The question that immediately arose - when the big disruptor enters the services marketplace, after having already disrupted the book market, was Angie's List in trouble?
Perhaps. After Amazon Local's launch, some people on Angie's List started getting calls:
Kristin Baker, a "project launch specialist, used her account to contact a business and tell it: "I am reaching out to see if you would be interested in doing a similar offer on Amazon as you are doing on Angie's List."
...Samantha McDonald, an Amazon Local "regional marketing consultant," did the same thing, sending an Angie's List contact a message: "I'm reaching out to you because I work for Amazon.com and run our site in the Syracuse area that features local businesses to our Amazon.com shoppers in your area. We are looking to feature a chimney sweeping offer to our customers and I came across your business on Angie's List and see you have great reviews."
Seems legit, right? Except that to find out who is on Angie's List, you actually have to join Angie's List. And Angie's List doesn't like it if you take their lists to other companies...like Amazon.
Angie's List claims that Amazon Local and its employees breached and tortiously interfered with contracts by violating its membership agreement to identify credible service providers and solicit their business.

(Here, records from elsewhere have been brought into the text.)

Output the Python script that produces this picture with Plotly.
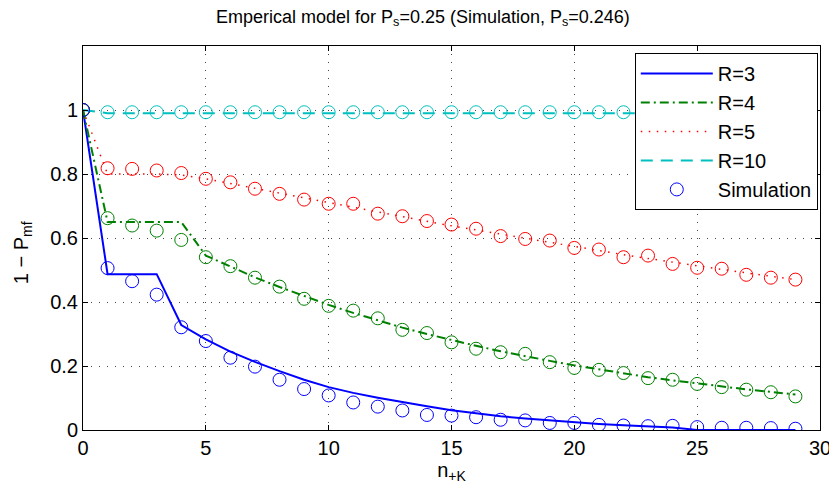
import plotly.graph_objects as go

n = list(range(30))

# model curves
r3_model = [1.0, 0.487, 0.487, 0.487, 0.328, 0.283, 0.245, 0.213, 0.184, 0.157, 0.134,
            0.116, 0.101, 0.087, 0.074, 0.062, 0.052, 0.043, 0.036, 0.030, 0.024,
            0.019, 0.015, 0.011, 0.008, 0.0, 0.0, 0.0, 0.0, 0.0]
r4_model = [1.0, 0.65, 0.65, 0.65, 0.65, 0.545, 0.51, 0.477, 0.447, 0.418, 0.391,
            0.366, 0.342, 0.320, 0.300, 0.281, 0.263, 0.246, 0.230, 0.216, 0.202,
            0.189, 0.177, 0.165, 0.155, 0.145, 0.136, 0.127, 0.119, 0.111]
r5_model = [1.0, 0.80, 0.80, 0.80, 0.797, 0.785, 0.770, 0.755, 0.740, 0.725, 0.710,
            0.695, 0.680, 0.666, 0.652, 0.638, 0.625, 0.611, 0.598, 0.585, 0.572,
            0.560, 0.548, 0.536, 0.524, 0.513, 0.502, 0.491, 0.480, 0.470]
r10_model = [1.0] + [0.99] * 29

# simulation points
r3_sim = [1.0, 0.506, 0.465, 0.423, 0.321, 0.278, 0.226, 0.198, 0.157, 0.128, 0.108,
          0.086, 0.073, 0.061, 0.047, 0.045, 0.040, 0.032, 0.030, 0.022, 0.022,
          0.016, 0.014, 0.012, 0.013, 0.009, 0.007, 0.007, 0.006, 0.004]
r4_sim = [1.0, 0.662, 0.639, 0.623, 0.594, 0.540, 0.512, 0.476, 0.448, 0.410, 0.388,
          0.373, 0.349, 0.313, 0.303, 0.274, 0.254, 0.243, 0.238, 0.212, 0.194,
          0.188, 0.178, 0.162, 0.157, 0.144, 0.134, 0.126, 0.118, 0.105]
r5_sim = [1.0, 0.818, 0.816, 0.811, 0.803, 0.785, 0.774, 0.754, 0.738, 0.720, 0.707,
          0.707, 0.676, 0.668, 0.653, 0.642, 0.629, 0.606, 0.597, 0.592, 0.569,
          0.564, 0.540, 0.545, 0.519, 0.507, 0.504, 0.485, 0.476, 0.470]
r10_sim = [1.0] + [0.993] * 29

x_ticks = [0, 5, 10, 15, 20, 25, 30]
y_ticks = [0, 0.2, 0.4, 0.6, 0.8, 1.0]
y_tick_text = ["0", "0.2", "0.4", "0.6", "0.8", "1"]

BLUE = "#0000FF"
GREEN = "#008000"
RED = "#FF0000"
CYAN = "#00BFBF"

FONT = "Liberation Sans, Arial, sans-serif"

fig = go.Figure()

# simulation markers for other R (not in legend)
for ys, col in [(r10_sim, CYAN), (r5_sim, RED), (r4_sim, GREEN)]:
    fig.add_trace(go.Scatter(x=n, y=ys, mode="markers", showlegend=False,
                             marker=dict(symbol="circle-open", size=13, color=col,
                                         line=dict(width=1, color=col))))

fig.add_trace(go.Scatter(x=n, y=r3_model, mode="lines", name="R=3", legendgroup="g1",
                         legendrank=1, line=dict(color=BLUE, width=2)))
fig.add_trace(go.Scatter(x=n, y=r4_model, mode="lines", name="R=4", legendgroup="g2",
                         legendrank=2, line=dict(color=GREEN, width=2, dash="9px,4px,2px,4px")))
fig.add_trace(go.Scatter(x=n, y=r5_model, mode="lines", name="R=5", legendgroup="g3",
                         legendrank=3, line=dict(color=RED, width=1.5, dash="1.5px,6.5px")))
fig.add_trace(go.Scatter(x=n, y=r10_model, mode="lines", name="R=10", legendgroup="g4",
                         legendrank=4, line=dict(color=CYAN, width=2, dash="12px,8px")))
fig.add_trace(go.Scatter(x=n, y=r3_sim, mode="markers", name="Simulation", legendgroup="g5",
                         legendrank=5,
                         marker=dict(symbol="circle-open", size=13, color=BLUE,
                                     line=dict(width=1, color=BLUE))))

axis_common = dict(showline=True, linecolor="black", linewidth=1, mirror="ticks",
                   ticks="inside", ticklen=5, tickcolor="black", zeroline=False,
                   automargin=False, ticklabeloverflow="allow",
                   showgrid=True, gridcolor="#444444", gridwidth=1, griddash="1px,7px",
                   tickfont=dict(family=FONT, size=20, color="black"))

fig.update_layout(
    width=829, height=488,
    margin=dict(l=75, r=17, t=38, b=66),
    paper_bgcolor="white", plot_bgcolor="white",
    font=dict(family=FONT, size=20, color="black"),
    title=dict(text="Emperical model for P<sub>s</sub>=0.25 (Simulation, P<sub>s</sub>=0.246)",
               x=0.5005, xanchor="center", y=0.996, yanchor="top", pad=dict(t=0, b=0),
               font=dict(family=FONT, size=18, color="black")),
    xaxis=dict(range=[0, 30], tickvals=x_ticks,
               title=dict(text="n<sub>+K</sub>", standoff=0,
                          font=dict(family=FONT, size=20)), **axis_common),
    yaxis=dict(range=[0, 1.2], tickvals=y_ticks, ticktext=y_tick_text, **axis_common),
    annotations=[dict(text="1 − P<sub>mf</sub>", textangle=-90, showarrow=False,
                      xref="paper", yref="paper", x=-0.082, y=0.462,
                      xanchor="center", yanchor="middle",
                      font=dict(family=FONT, size=20, color="black"))],
    legend=dict(x=0.997, xanchor="right", y=0.982, yanchor="top",
                bgcolor="white", bordercolor="black", borderwidth=1,
                font=dict(family=FONT, size=20, color="black"),
                tracegroupgap=0, itemwidth=72,
                traceorder="grouped"),
)

fig.write_html("out.html")
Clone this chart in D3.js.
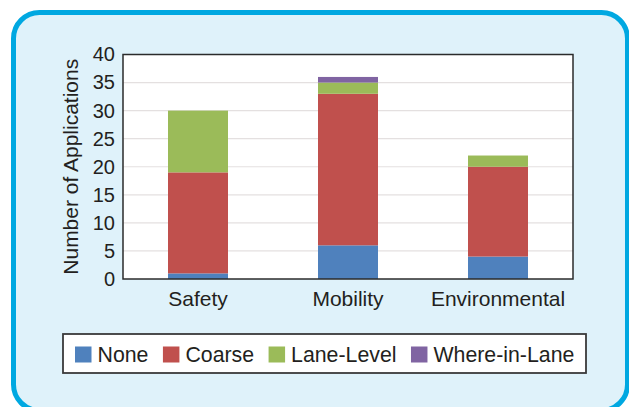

To steal this information, Amazon Local employees signed up for Angie's List accounts, some under false names and addresses, and searched for businesses, many of them far away from their homes, Angie's List says....Its membership agreement "explicitly prohibits the use of Angie's List's accounts and information for commercial purposes," according to the lawsuit.
Several statutes are cited as the basis for Angie's List's legal complaint, including the Stored Communications Act. And there are penalties for violating the Stored Communications Act.
This provision is intended to address "computer hackers" and corporate spies. The provision is not intended to criminalize access to "electronic bulletin boards," which are generally open to the public. A communication will be found to be readily accessible to the general public if the telephone number of the system and other means of access are widely known, and if a person does not, in the course of gaining access, encounter any warnings, encryptions, password requests, or other indicia of intended privacy....
If a violation of 18 U.S.C. § 2701(a) was committed for commercial advantage, malicious destruction or damage, or private financial gain, the violator could receive up to a year in prison and a fine as provided by Title 18, United States Code, for the first offense and up to two years imprisonment and a fine as provided by Title 18 for a second or subsequent offense. In all other cases, a jail term of up to six months and a fine under Title 18 could be imposed.
This law can apply in other situations, such as the allegations that the St. Louis Cardinals baseball team hacked the Houston Astros computer system.